“I don’t want people to be frightened. I don’t want to create panic.”
When it emerged last week that President Trump downplayed the seriousness of COVID-19 to avoid panic, public health experts found a couple structural flaws in his argument.
First, societies rarely panic. And second, widespread fear and anxiety happen when people don’t have enough information.
“Being totally consumed by emotion and putting oneself above others, and engaging in what others may conceive to be irrational behavior—that is an incredibly rare social phenomenon,” says Monica Shoch-Spana, PhD, a medical anthropologist at the Johns Hopkins Center for Health Security.
In acute emergencies—say, being trapped in a burning building—people sometimes act in anti-social ways in a mad scramble to get out. Or, says Anthony Mawson, DrPH, not so mad: Fear is present, but the behavior is rational.
“Everybody would behave in the same way under that. But there’s nothing, as it were, panicky about it. It’s just, ‘This is what we've got to do,’” he says.
And even this impulse, argues Mawson, an epidemiologist and social scientist at Jackson State University in Mississippi, has its roots in a desire to run towards one’s loved ones and safety, rather than just away from the source of danger. “Panic has been described, historically, as mass escape just to save oneself and exclusive interest in one's own self,” he says. “It's just the opposite, in fact, it's concerned about other people.”
In more long-term emergency situations, like pandemics, anti-social “panic” is even rarer.
One reason that societal panic is uncommon is that people tend to underestimate the amount of danger they’re in, even when warned by experts. “We, as a species, prefer to feel safe. We do everything to convince ourselves that we're safe,” says Schoch-Spana.
“So, people who study the communication of warnings to the public during disasters will tell you, you have to dislodge people from that baseline desire to feel safe. You have to ratchet up the perceived risk,” she says, to get people to respond appropriately.

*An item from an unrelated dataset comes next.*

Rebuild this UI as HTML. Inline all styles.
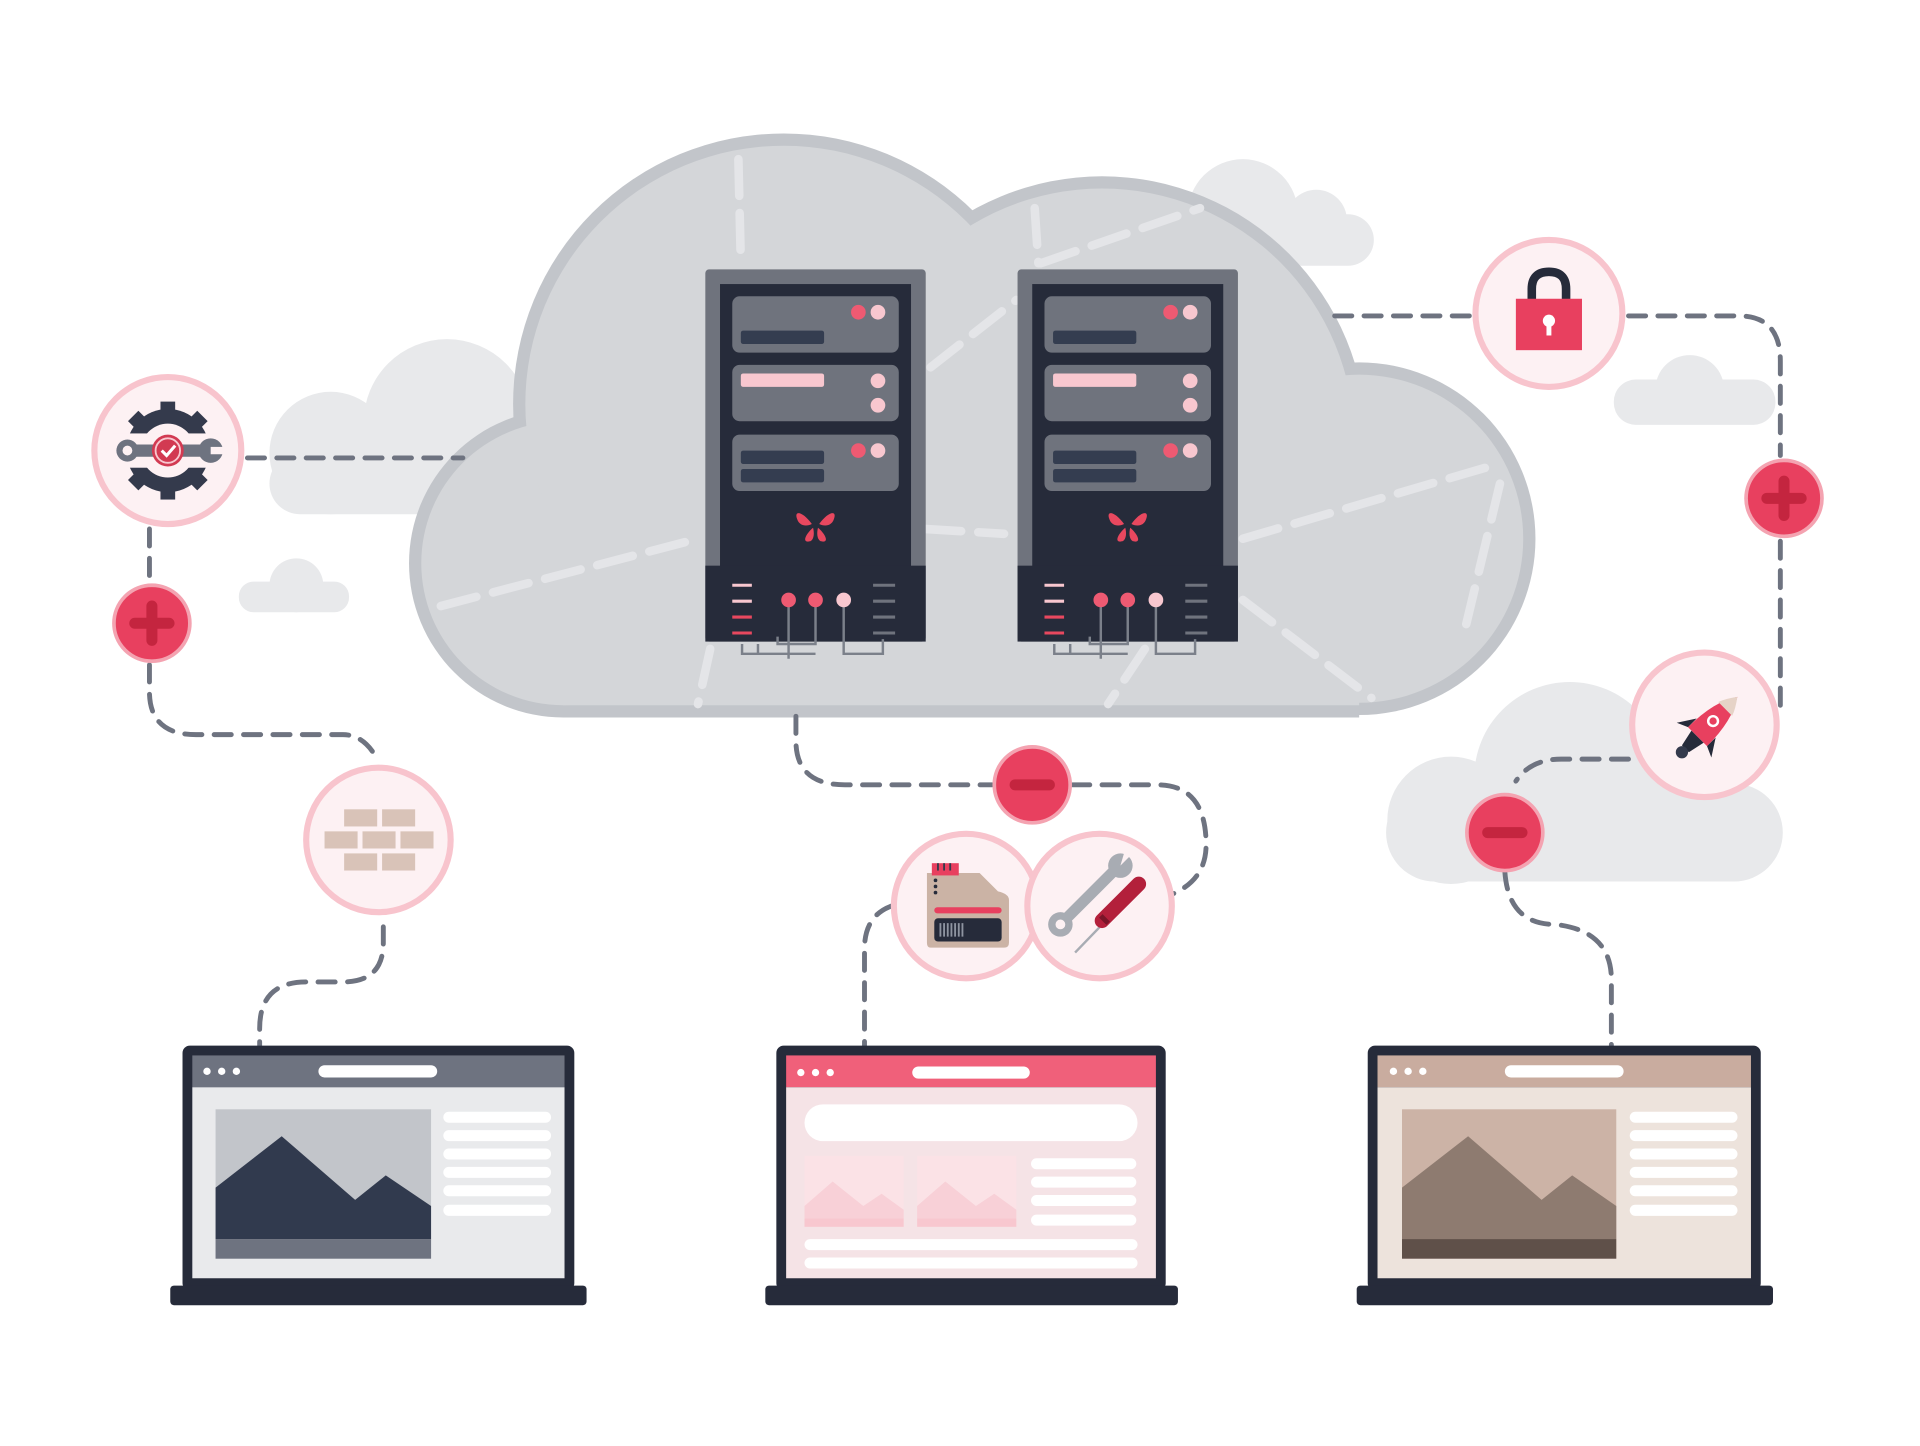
<!DOCTYPE html>
<html><head><meta charset="utf-8"><style>html,body{margin:0;padding:0;background:#fff}svg{display:block}</style></head>
<body>
<svg width="1920" height="1446" viewBox="0 0 1568 1181" xmlns="http://www.w3.org/2000/svg">
<defs>
<g id="srv">
  <rect x="0" y="0" width="180" height="304" rx="3" fill="#6f737d"/>
  <rect x="12" y="12" width="156" height="285" fill="#262b3a"/>
  <rect x="22" y="22" width="136" height="46" rx="6" fill="#6f737d"/>
  <rect x="29" y="50" width="68" height="11" rx="2" fill="#343d50"/>
  <circle cx="125" cy="35" r="6" fill="#ee5a72"/><circle cx="141" cy="35" r="6" fill="#f8c7cf"/>
  <rect x="22" y="78" width="136" height="46" rx="6" fill="#6f737d"/>
  <rect x="29" y="85" width="68" height="11" rx="2" fill="#f8c7cf"/>
  <circle cx="141" cy="91" r="6" fill="#f8c7cf"/><circle cx="141" cy="111" r="6" fill="#f8c7cf"/>
  <rect x="22" y="135" width="136" height="46" rx="6" fill="#6f737d"/>
  <rect x="29" y="148" width="68" height="11" rx="2" fill="#343d50"/>
  <rect x="29" y="163" width="68" height="11" rx="2" fill="#343d50"/>
  <circle cx="125" cy="148" r="6" fill="#ee5a72"/><circle cx="141" cy="148" r="6" fill="#f8c7cf"/>
  <g fill="#e8485f" transform="translate(90,208)">
    <path d="M-3,0 C-10,-10 -18,-12 -15,-4 C-13,2 -7,2 -3,0Z"/>
    <path d="M3,0 C10,-10 18,-12 15,-4 C13,2 7,2 3,0Z"/>
    <path d="M-2,3 C-8,8 -12,16 -4,14 C-1,12 -1,7 -2,3Z"/>
    <path d="M2,3 C8,8 12,16 4,14 C1,12 1,7 2,3Z"/>
  </g>
  <rect x="0" y="242" width="180" height="62" fill="#262b3a"/>
  <g stroke-width="2.5"><line x1="22" y1="258" x2="38" y2="258" stroke="#f8c7cf"/><line x1="22" y1="271" x2="38" y2="271" stroke="#f8c7cf"/>
  <line x1="22" y1="284" x2="38" y2="284" stroke="#e8485f"/><line x1="22" y1="297" x2="38" y2="297" stroke="#e8485f"/>
  <line x1="137" y1="258" x2="155" y2="258" stroke="#6f737d"/><line x1="137" y1="271" x2="155" y2="271" stroke="#6f737d"/>
  <line x1="137" y1="284" x2="155" y2="284" stroke="#6f737d"/><line x1="137" y1="297" x2="155" y2="297" stroke="#6f737d"/></g>
  <path d="M68,270 V318 M90,270 V306 H59 V300 M113,270 V314 H145 V302 M43,306 V314 H90 M30,306 v8 h15" fill="none" stroke="#7b808a" stroke-width="2"/>
  <circle cx="68" cy="270" r="6" fill="#ee5a72"/><circle cx="90" cy="270" r="6" fill="#ee5a72"/><circle cx="113" cy="270" r="6" fill="#f8c7cf"/>
</g>
</defs>

<!-- background clouds -->
<g fill="#e8e9eb">
  <circle cx="365" cy="345" r="68"/><circle cx="270" cy="370" r="50"/><rect x="220" y="370" width="220" height="50" rx="25"/>
  <circle cx="1015" cy="175" r="45"/><circle cx="1075" cy="180" r="25"/><rect x="970" y="175" width="152" height="42" rx="21"/>
  <circle cx="1380" cy="318" r="28"/><rect x="1318" y="310" width="132" height="37" rx="18"/>
  <circle cx="242" cy="478" r="22"/><rect x="195" y="475" width="90" height="25" rx="12"/>
  <circle cx="1282" cy="635" r="78"/><circle cx="1185" cy="670" r="52"/><rect x="1132" y="640" width="324" height="80" rx="40"/>
</g>

<!-- main cloud outline + fill -->
<g fill="#c2c5ca">
  <circle cx="460" cy="460" r="126"/><circle cx="640" cy="330" r="221"/><circle cx="900" cy="360" r="216"/><circle cx="1110" cy="440" r="144"/><rect x="460" y="434" width="650" height="152"/>
</g>
<g fill="#d4d6d9">
  <circle cx="460" cy="460" r="116"/><circle cx="640" cy="330" r="211"/><circle cx="900" cy="360" r="206"/><circle cx="1110" cy="440" r="134"/><rect x="460" y="444" width="650" height="132"/>
</g>
<g fill="none" stroke="#e4e5e8" stroke-width="7" stroke-dasharray="30 14" stroke-linecap="round">
  <path d="M360,495 L570,440"/><path d="M755,432 L820,436"/><path d="M1015,440 L1220,380"/>
  <path d="M603,130 L605,215"/><path d="M850,215 L980,170"/><path d="M845,170 L848,215"/>
  <path d="M1225,395 L1195,520"/><path d="M1015,490 L1120,570"/><path d="M580,530 L570,575"/><path d="M935,530 L905,575"/>
  <path d="M760,300 L830,245"/>
</g>

<use href="#srv" x="576" y="220"/>
<use href="#srv" x="831" y="220"/>

<!-- connectors -->
<g fill="none" stroke="#6e7380" stroke-width="4" stroke-dasharray="14 10" stroke-linecap="round">
  <path d="M202,374 H378"/>
  <path d="M122,432 V475"/>
  <path d="M122,543 V565 Q122,600 160,600 H280 Q295,600 305,615"/>
  <path d="M313,757 V770 Q313,802 280,802 H250 Q212,802 212,840 V855"/>
  <path d="M650,585 V605 Q650,641 690,641 H810"/>
  <path d="M876,641 H945 Q985,641 985,690 Q985,718 958,730"/>
  <path d="M728,740 Q706,748 706,775 V855"/>
  <path d="M1090,258 H1200"/>
  <path d="M1330,258 H1420 Q1454,258 1454,295 V372"/>
  <path d="M1454,442 V585"/>
  <path d="M1330,620 H1275 Q1250,620 1238,638"/>
  <path d="M1229,712 Q1232,755 1270,755 Q1316,760 1316,800 V855"/>
</g>

<!-- icon circles -->
<g fill="#fdf1f3" stroke="#f8c4cd" stroke-width="5">
  <circle cx="137" cy="368" r="60"/><circle cx="309" cy="686" r="59"/><circle cx="789" cy="740" r="59"/><circle cx="898" cy="740" r="59"/>
  <circle cx="1265" cy="256" r="60"/><circle cx="1392" cy="592" r="59"/>
</g>
<g fill="#e8405f" stroke="#f4a3b1" stroke-width="3">
  <circle cx="124" cy="509" r="31"/><circle cx="1457" cy="407" r="31"/><circle cx="843" cy="641" r="31"/><circle cx="1229" cy="680" r="31"/>
</g>
<g stroke="#c4253f" stroke-width="9" stroke-linecap="round">
  <path d="M110,509 H138 M124,495 V523"/><path d="M1443,407 H1471 M1457,393 V421"/>
  <path d="M829,641 H857"/><path d="M1215,680 H1243"/>
</g>

<!-- gear icon -->
<g transform="translate(137,368)">
  <circle r="34" fill="#343a4c"/>
  <g fill="#343a4c"><rect x="-6" y="-40" width="12" height="12"/><rect x="-6" y="28" width="12" height="12"/>
  <rect x="-6" y="-40" width="12" height="12" transform="rotate(45)"/><rect x="-6" y="-40" width="12" height="12" transform="rotate(-45)"/>
  <rect x="-6" y="28" width="12" height="12" transform="rotate(45)"/><rect x="-6" y="28" width="12" height="12" transform="rotate(-45)"/></g>
  <circle r="22" fill="#fdf1f3"/>
  <rect x="-45" y="-14" width="90" height="28" fill="#fdf1f3"/>
  <rect x="-38" y="-5" width="76" height="10" rx="5" fill="#6e7380"/>
  <circle cx="-33" r="9" fill="#6e7380"/><circle cx="-33" r="4" fill="#fdf1f3"/>
  <circle cx="35" r="10" fill="#6e7380"/><rect x="35" y="-3" width="12" height="6" fill="#fdf1f3"/>
  <circle r="13" fill="#d23a52"/><circle r="10" fill="none" stroke="#f8c7cf" stroke-width="1.5"/>
  <path d="M-5,0 L-1,4 L6,-4" fill="none" stroke="#fff" stroke-width="2.5"/>
</g>

<!-- bricks -->
<g fill="#d9c3b8">
  <rect x="281" y="661" width="27" height="14"/><rect x="312" y="661" width="27" height="14"/>
  <rect x="265" y="679" width="27" height="14"/><rect x="296" y="679" width="27" height="14"/><rect x="327" y="679" width="27" height="14"/>
  <rect x="281" y="697" width="27" height="14"/><rect x="312" y="697" width="27" height="14"/>
</g>

<!-- document -->
<g>
  <path d="M757,713 H800 L815,728 Q824,730 824,735 V770 Q824,774 820,774 H760 Q757,774 757,770Z" fill="#cbb3a5"/>
  <rect x="761" y="705" width="22" height="10" fill="#e8405f"/>
  <g stroke="#343a4c" stroke-width="1.5"><line x1="766" y1="705" x2="766" y2="711"/><line x1="771" y1="705" x2="771" y2="711"/><line x1="776" y1="705" x2="776" y2="711"/></g>
  <circle cx="764" cy="719" r="1.5" fill="#262b3a"/><circle cx="764" cy="724" r="1.5" fill="#262b3a"/><circle cx="764" cy="729" r="1.5" fill="#262b3a"/>
  <rect x="763" y="741" width="55" height="5" rx="2.5" fill="#e8405f"/>
  <rect x="763" y="750" width="55" height="19" rx="3" fill="#262b3a"/>
  <g stroke="#8e94a0" stroke-width="1.5"><path d="M768,754v11M771,754v11M774,754v11M777,754v11M780,754v11M783,754v11M786,754v11"/></g>
</g>
<!-- tools -->
<g>
  <path d="M866,755 L910,711" stroke="#a8acb3" stroke-width="9" stroke-linecap="round"/>
  <circle cx="866" cy="755" r="10" fill="#a8acb3"/><circle cx="866" cy="755" r="4" fill="#fdf1f3"/>
  <circle cx="915" cy="707" r="10" fill="#a8acb3"/><path d="M915,707 L928,694 L920,690Z" fill="#fdf1f3"/>
  <path d="M878,778 L905,750" stroke="#a8acb3" stroke-width="2"/>
  <path d="M900,752 L930,722" stroke="#b3203b" stroke-width="12" stroke-linecap="round"/>
  <path d="M899,748 L905,754" stroke="#7a1528" stroke-width="4"/>
</g>

<!-- lock -->
<g>
  <path d="M1251,245 V236 Q1251,222 1265,222 Q1279,222 1279,236 V245" fill="none" stroke="#262b3a" stroke-width="7"/>
  <rect x="1238" y="244" width="54" height="42" fill="#e8405f"/>
  <circle cx="1265" cy="262" r="5" fill="#fff"/><rect x="1263" y="262" width="4" height="12" fill="#fff"/>
</g>

<!-- rocket -->
<g transform="translate(1392,596) rotate(45)">
  <path d="M0,-38 Q11,-22 11,8 H-11 Q-11,-22 0,-38Z" fill="#e8405f"/>
  <path d="M0,-38 Q6,-30 8,-24 H-8 Q-6,-30 0,-38Z" fill="#e6d3c7"/>
  <circle cx="0" cy="-10" r="5" fill="#fff"/><circle cx="0" cy="-10" r="3" fill="#e8405f"/>
  <path d="M-11,-2 L-20,12 L-11,8Z M11,-2 L20,12 L11,8Z" fill="#262b3a"/>
  <path d="M-7,8 L7,8 L4,22 L-4,22Z" fill="#262b3a"/>
  <circle cx="0" cy="26" r="5" fill="#343a4c"/>
</g>

<!-- laptop 1 -->
<g>
  <rect x="149" y="854" width="320" height="200" rx="6" fill="#262b3a"/>
  <rect x="157" y="862" width="304" height="26" fill="#6e7380"/>
  <circle cx="169" cy="875" r="3" fill="#fff"/><circle cx="181" cy="875" r="3" fill="#fff"/><circle cx="193" cy="875" r="3" fill="#fff"/>
  <rect x="260" y="870" width="97" height="10" rx="5" fill="#fff"/>
  <rect x="157" y="888" width="304" height="156" fill="#e9eaec"/>
  <rect x="176" y="906" width="176" height="122" fill="#c2c5ca"/>
  <path d="M176,970 L230,928 L290,980 L315,960 L352,985 V1012 H176Z" fill="#313a4e"/>
  <rect x="176" y="1012" width="176" height="16" fill="#6e7380"/>
  <g fill="#fff"><rect x="362" y="908" width="88" height="9" rx="4.5"/><rect x="362" y="923" width="88" height="9" rx="4.5"/><rect x="362" y="938" width="88" height="9" rx="4.5"/><rect x="362" y="953" width="88" height="9" rx="4.5"/><rect x="362" y="968" width="88" height="9" rx="4.5"/><rect x="362" y="984" width="88" height="9" rx="4.5"/></g>
  <rect x="139" y="1050" width="340" height="16" rx="3" fill="#262b3a"/>
</g>
<!-- laptop 2 -->
<g>
  <rect x="634" y="854" width="318" height="200" rx="6" fill="#262b3a"/>
  <rect x="642" y="862" width="302" height="26" fill="#f0607a"/>
  <circle cx="654" cy="876" r="3" fill="#fff"/><circle cx="666" cy="876" r="3" fill="#fff"/><circle cx="678" cy="876" r="3" fill="#fff"/>
  <rect x="745" y="871" width="96" height="10" rx="5" fill="#fff"/>
  <rect x="642" y="888" width="302" height="156" fill="#f5e3e6"/>
  <rect x="657" y="902" width="272" height="30" rx="15" fill="#fff"/>
  <rect x="657" y="944" width="81" height="58" fill="#fbe2e6"/><path d="M657,985 L680,965 L705,985 L720,975 L738,988 V995 H657Z" fill="#f8d0d7"/><rect x="657" y="995" width="81" height="7" fill="#f8c7cf"/>
  <rect x="749" y="944" width="81" height="58" fill="#fbe2e6"/><path d="M749,985 L772,965 L797,985 L812,975 L830,988 V995 H749Z" fill="#f8d0d7"/><rect x="749" y="995" width="81" height="7" fill="#f8c7cf"/>
  <g fill="#fff"><rect x="842" y="946" width="86" height="9" rx="4.5"/><rect x="842" y="961" width="86" height="9" rx="4.5"/><rect x="842" y="976" width="86" height="9" rx="4.5"/><rect x="842" y="992" width="86" height="9" rx="4.5"/>
  <rect x="657" y="1012" width="272" height="9" rx="4.5"/><rect x="657" y="1027" width="272" height="9" rx="4.5"/></g>
  <rect x="625" y="1050" width="337" height="16" rx="3" fill="#262b3a"/>
</g>
<!-- laptop 3 -->
<g>
  <rect x="1117" y="854" width="321" height="200" rx="6" fill="#262b3a"/>
  <rect x="1125" y="862" width="305" height="26" fill="#c9ac9f"/>
  <circle cx="1138" cy="875" r="3" fill="#fff"/><circle cx="1150" cy="875" r="3" fill="#fff"/><circle cx="1162" cy="875" r="3" fill="#fff"/>
  <rect x="1229" y="870" width="97" height="10" rx="5" fill="#fff"/>
  <rect x="1125" y="888" width="305" height="156" fill="#ede3dc"/>
  <rect x="1145" y="906" width="175" height="122" fill="#ccb3a6"/>
  <path d="M1145,970 L1199,928 L1259,980 L1284,960 L1320,985 V1012 H1145Z" fill="#8e7b70"/>
  <rect x="1145" y="1012" width="175" height="16" fill="#5f5049"/>
  <g fill="#fff"><rect x="1331" y="908" width="88" height="9" rx="4.5"/><rect x="1331" y="923" width="88" height="9" rx="4.5"/><rect x="1331" y="938" width="88" height="9" rx="4.5"/><rect x="1331" y="953" width="88" height="9" rx="4.5"/><rect x="1331" y="968" width="88" height="9" rx="4.5"/><rect x="1331" y="984" width="88" height="9" rx="4.5"/></g>
  <rect x="1108" y="1050" width="340" height="16" rx="3" fill="#262b3a"/>
</g>
</svg>
</body></html>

Once people learn the truth about an emergency situation, they can become anxious, but that’s not the same thing as panic—the chaotic, “every person for themselves” mentality.
“The surest way to instill fear and panic in the population is to hide the truth from them,” says Lawrence Gostin, JD, director of the O'Neill Institute for National and Global Health Law at Georgetown University. “When people aren’t sure that they’re being told the whole truth, if there are mixed messages coming from the president and public health officials, they are much more likely to become fearful and confused.”
By contradicting public health experts on the severity of the disease and the importance of masks and social distancing, the president created an environment of uncertainty. But people still didn’t panic, per se, even in COVID hotspots—their responses to this fear and confusion took the form of mistrust of medical experts. “The virus spread almost uncontrollably because people didn't believe the scientists, didn't believe it was serious,” says Gostin.
The pandemic is nowhere near over, but clear, consistent, and truthful information can still help prevent further damage.
Another essential piece, according to Schoch-Spana, is transparency, especially with regard to unknowns and things that may change.
“Communicators, including scientists themselves, need to let people in on that secret that science is a process of learning,” she says.